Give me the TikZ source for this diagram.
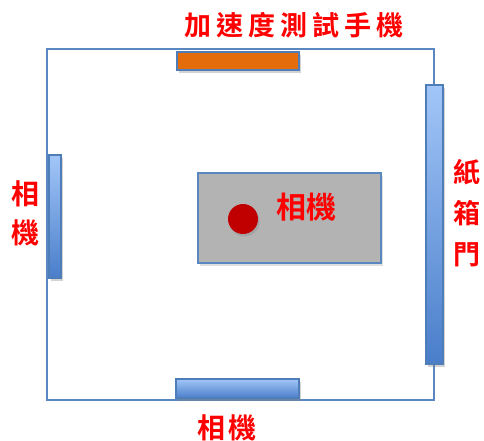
\documentclass[tikz,border=0pt]{standalone}
\usepackage{fontspec}
\newfontfamily\cjk{Noto Sans CJK TC}[BoldFont={* Bold}]
\usetikzlibrary{shadows}
\definecolor{frameblue}{HTML}{5B87C0}
\definecolor{barborder}{HTML}{4F7DB8}
\definecolor{barlight}{HTML}{A2C6F8}
\definecolor{bardark}{HTML}{4A7ECA}
\definecolor{orangebar}{HTML}{E46C0A}
\definecolor{boxgray}{HTML}{B3B3B3}
\definecolor{dotred}{HTML}{C00000}
\definecolor{labelred}{HTML}{FF0000}
\tikzset{
  bar/.style={draw=barborder, line width=1.2pt, top color=barlight, bottom color=bardark,
    drop shadow={shadow xshift=2pt, shadow yshift=-3pt, opacity=0.35}},
  lbl/.style={text=labelred, inner sep=0pt},
}
\begin{document}
\begin{tikzpicture}[x=1pt,y=-1pt]
\useasboundingbox (0,0) rectangle (484,441);
% outer frame
\draw[frameblue, line width=1.5pt] (47,49) rectangle (434,400);
% bars
\path[draw=barborder, line width=1.2pt, fill=orangebar,
  drop shadow={shadow xshift=2pt, shadow yshift=-3pt, opacity=0.35}]
  (177,52) rectangle (299,70);
\path[bar] (426,85) rectangle (443,364);
\path[bar] (49,155) rectangle (61,278);
\path[bar] (176,379) rectangle (299,398);
% center box
\path[draw=frameblue, line width=1.2pt, fill=boxgray,
  drop shadow={shadow xshift=2pt, shadow yshift=-3pt, opacity=0.25}]
  (198,173) rectangle (381,263);
\path[fill=dotred, drop shadow={shadow xshift=1.5pt, shadow yshift=-2.5pt, opacity=0.3}]
  (243,219) circle (15);
% labels
\node[lbl, font=\cjk\bfseries\fontsize{27}{30}\selectfont] (top) at (294,25)
  {加\kern5pt 速\kern5pt 度\kern5pt 測\kern5pt 試\kern5pt 手\kern5pt 機};
\node[lbl, align=center, font=\cjk\bfseries\fontsize{27}{41}\selectfont] (right) at (467,213)
  {紙\\箱\\門};
\node[lbl, align=center, font=\cjk\bfseries\fontsize{28}{39}\selectfont] (left) at (26,213)
  {相\\機};
\node[lbl, font=\cjk\bfseries\fontsize{30}{32}\selectfont] (center) at (306,207) {相機};
\node[lbl, font=\cjk\bfseries\fontsize{28}{30}\selectfont] (bottom) at (227,428) {相\kern3pt 機};
\end{tikzpicture}
\end{document}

------------

WHAT YOU NEED TO DO: Give back the whole listing as it stands, minus its pictures.

THE COMPLETED TASK:
Give me the TikZ source for this diagram.
\documentclass[tikz,border=0pt]{standalone}
\usepackage{fontspec}
\newfontfamily\cjk{Noto Sans CJK TC}[BoldFont={* Bold}]
\usetikzlibrary{shadows}
\definecolor{frameblue}{HTML}{5B87C0}
\definecolor{barborder}{HTML}{4F7DB8}
\definecolor{barlight}{HTML}{A2C6F8}
\definecolor{bardark}{HTML}{4A7ECA}
\definecolor{orangebar}{HTML}{E46C0A}
\definecolor{boxgray}{HTML}{B3B3B3}
\definecolor{dotred}{HTML}{C00000}
\definecolor{labelred}{HTML}{FF0000}
\tikzset{
  bar/.style={draw=barborder, line width=1.2pt, top color=barlight, bottom color=bardark,
    drop shadow={shadow xshift=2pt, shadow yshift=-3pt, opacity=0.35}},
  lbl/.style={text=labelred, inner sep=0pt},
}
\begin{document}
\begin{tikzpicture}[x=1pt,y=-1pt]
\useasboundingbox (0,0) rectangle (484,441);
% outer frame
\draw[frameblue, line width=1.5pt] (47,49) rectangle (434,400);
% bars
\path[draw=barborder, line width=1.2pt, fill=orangebar,
  drop shadow={shadow xshift=2pt, shadow yshift=-3pt, opacity=0.35}]
  (177,52) rectangle (299,70);
\path[bar] (426,85) rectangle (443,364);
\path[bar] (49,155) rectangle (61,278);
\path[bar] (176,379) rectangle (299,398);
% center box
\path[draw=frameblue, line width=1.2pt, fill=boxgray,
  drop shadow={shadow xshift=2pt, shadow yshift=-3pt, opacity=0.25}]
  (198,173) rectangle (381,263);
\path[fill=dotred, drop shadow={shadow xshift=1.5pt, shadow yshift=-2.5pt, opacity=0.3}]
  (243,219) circle (15);
% labels
\node[lbl, font=\cjk\bfseries\fontsize{27}{30}\selectfont] (top) at (294,25)
  {加\kern5pt 速\kern5pt 度\kern5pt 測\kern5pt 試\kern5pt 手\kern5pt 機};
\node[lbl, align=center, font=\cjk\bfseries\fontsize{27}{41}\selectfont] (right) at (467,213)
  {紙\\箱\\門};
\node[lbl, align=center, font=\cjk\bfseries\fontsize{28}{39}\selectfont] (left) at (26,213)
  {相\\機};
\node[lbl, font=\cjk\bfseries\fontsize{30}{32}\selectfont] (center) at (306,207) {相機};
\node[lbl, font=\cjk\bfseries\fontsize{28}{30}\selectfont] (bottom) at (227,428) {相\kern3pt 機};
\end{tikzpicture}
\end{document}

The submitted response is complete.